§ ITEMS
================================
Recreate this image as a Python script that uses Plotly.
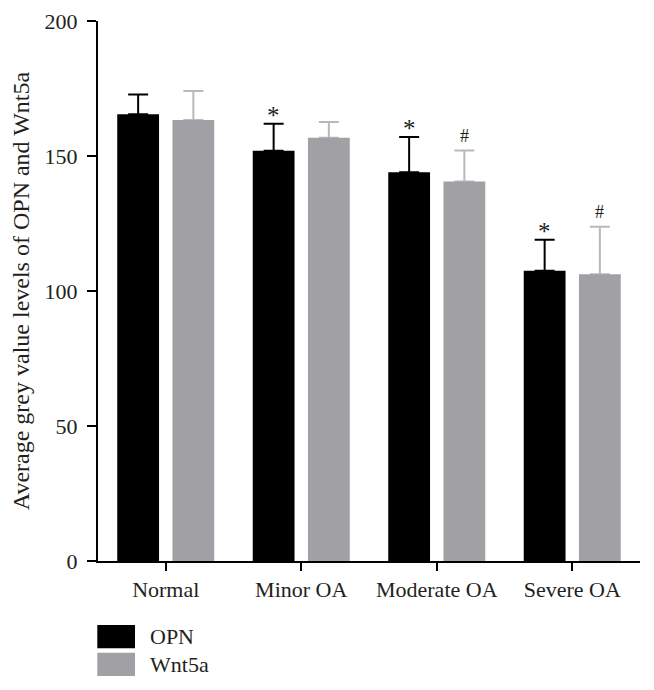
================================
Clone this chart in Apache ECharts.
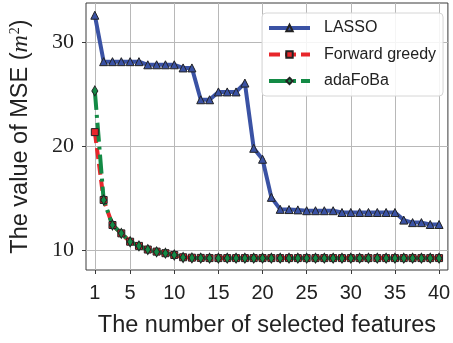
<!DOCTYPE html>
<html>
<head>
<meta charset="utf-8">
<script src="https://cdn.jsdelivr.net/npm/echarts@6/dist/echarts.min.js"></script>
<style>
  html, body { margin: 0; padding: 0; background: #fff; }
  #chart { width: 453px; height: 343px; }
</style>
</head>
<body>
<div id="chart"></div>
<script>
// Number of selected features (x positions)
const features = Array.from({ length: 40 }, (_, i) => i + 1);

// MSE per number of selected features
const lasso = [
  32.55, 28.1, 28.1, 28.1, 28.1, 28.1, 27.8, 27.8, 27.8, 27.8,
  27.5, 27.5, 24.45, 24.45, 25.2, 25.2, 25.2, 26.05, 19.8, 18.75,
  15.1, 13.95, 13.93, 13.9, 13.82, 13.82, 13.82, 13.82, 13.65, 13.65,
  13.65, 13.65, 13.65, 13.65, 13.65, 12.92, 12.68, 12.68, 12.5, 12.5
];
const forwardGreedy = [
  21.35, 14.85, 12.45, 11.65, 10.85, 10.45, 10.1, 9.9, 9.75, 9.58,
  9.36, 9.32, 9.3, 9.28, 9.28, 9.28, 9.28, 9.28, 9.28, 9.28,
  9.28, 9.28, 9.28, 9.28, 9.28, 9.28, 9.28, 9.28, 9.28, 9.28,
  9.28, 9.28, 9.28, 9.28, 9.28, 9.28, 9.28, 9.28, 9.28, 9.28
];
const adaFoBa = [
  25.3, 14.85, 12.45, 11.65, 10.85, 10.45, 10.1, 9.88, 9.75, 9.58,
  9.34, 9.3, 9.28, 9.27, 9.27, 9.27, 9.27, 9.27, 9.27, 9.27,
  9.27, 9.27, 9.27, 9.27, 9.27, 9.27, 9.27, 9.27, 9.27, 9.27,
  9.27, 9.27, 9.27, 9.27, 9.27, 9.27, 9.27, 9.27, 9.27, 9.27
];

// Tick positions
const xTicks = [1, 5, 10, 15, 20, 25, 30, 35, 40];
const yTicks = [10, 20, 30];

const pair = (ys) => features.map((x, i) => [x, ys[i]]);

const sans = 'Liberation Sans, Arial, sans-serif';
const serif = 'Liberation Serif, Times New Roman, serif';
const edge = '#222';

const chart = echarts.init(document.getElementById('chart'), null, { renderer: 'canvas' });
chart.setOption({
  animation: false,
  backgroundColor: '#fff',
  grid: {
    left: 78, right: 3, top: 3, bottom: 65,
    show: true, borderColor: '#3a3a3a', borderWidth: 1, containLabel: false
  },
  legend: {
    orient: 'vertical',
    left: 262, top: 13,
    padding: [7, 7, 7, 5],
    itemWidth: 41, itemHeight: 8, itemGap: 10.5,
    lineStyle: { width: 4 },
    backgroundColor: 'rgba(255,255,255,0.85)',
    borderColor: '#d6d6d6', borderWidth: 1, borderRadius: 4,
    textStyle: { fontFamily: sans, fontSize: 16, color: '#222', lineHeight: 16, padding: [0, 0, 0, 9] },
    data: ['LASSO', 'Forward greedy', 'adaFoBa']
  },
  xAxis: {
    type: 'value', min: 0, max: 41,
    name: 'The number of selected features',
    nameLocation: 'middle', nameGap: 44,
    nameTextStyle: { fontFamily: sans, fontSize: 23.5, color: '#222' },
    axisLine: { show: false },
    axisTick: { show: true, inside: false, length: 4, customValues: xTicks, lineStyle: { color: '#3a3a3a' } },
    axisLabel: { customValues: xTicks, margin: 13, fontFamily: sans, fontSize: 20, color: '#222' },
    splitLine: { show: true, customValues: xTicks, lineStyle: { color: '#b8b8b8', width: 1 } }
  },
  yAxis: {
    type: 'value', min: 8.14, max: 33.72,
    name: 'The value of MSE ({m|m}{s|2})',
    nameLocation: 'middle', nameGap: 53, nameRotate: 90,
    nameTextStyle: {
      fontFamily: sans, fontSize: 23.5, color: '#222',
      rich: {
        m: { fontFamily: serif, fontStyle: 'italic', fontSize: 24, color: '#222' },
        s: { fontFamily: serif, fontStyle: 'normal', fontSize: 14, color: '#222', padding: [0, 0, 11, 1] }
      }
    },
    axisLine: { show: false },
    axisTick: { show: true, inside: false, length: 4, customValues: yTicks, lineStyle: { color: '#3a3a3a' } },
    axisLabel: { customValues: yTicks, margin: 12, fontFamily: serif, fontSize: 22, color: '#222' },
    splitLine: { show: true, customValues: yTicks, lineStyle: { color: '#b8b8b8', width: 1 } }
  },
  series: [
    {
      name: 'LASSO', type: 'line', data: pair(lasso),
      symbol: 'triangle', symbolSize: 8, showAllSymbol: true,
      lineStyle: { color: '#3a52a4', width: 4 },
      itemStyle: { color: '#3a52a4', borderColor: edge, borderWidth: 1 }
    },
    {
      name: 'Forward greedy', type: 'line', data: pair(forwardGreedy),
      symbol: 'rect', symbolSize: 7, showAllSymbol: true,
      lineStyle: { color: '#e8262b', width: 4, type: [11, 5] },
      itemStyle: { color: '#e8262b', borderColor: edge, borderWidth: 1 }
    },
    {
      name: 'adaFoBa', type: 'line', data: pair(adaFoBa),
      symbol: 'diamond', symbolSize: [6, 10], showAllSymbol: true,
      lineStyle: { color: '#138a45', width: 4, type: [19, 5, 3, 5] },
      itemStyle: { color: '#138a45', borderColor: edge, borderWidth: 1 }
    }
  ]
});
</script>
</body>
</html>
================================
§ STATED TASK
Set out every line from the material that contains the string "this".

§ WRITTEN ANSWER
Recreate this image as a Python script that uses Plotly.
Clone this chart in Apache ECharts.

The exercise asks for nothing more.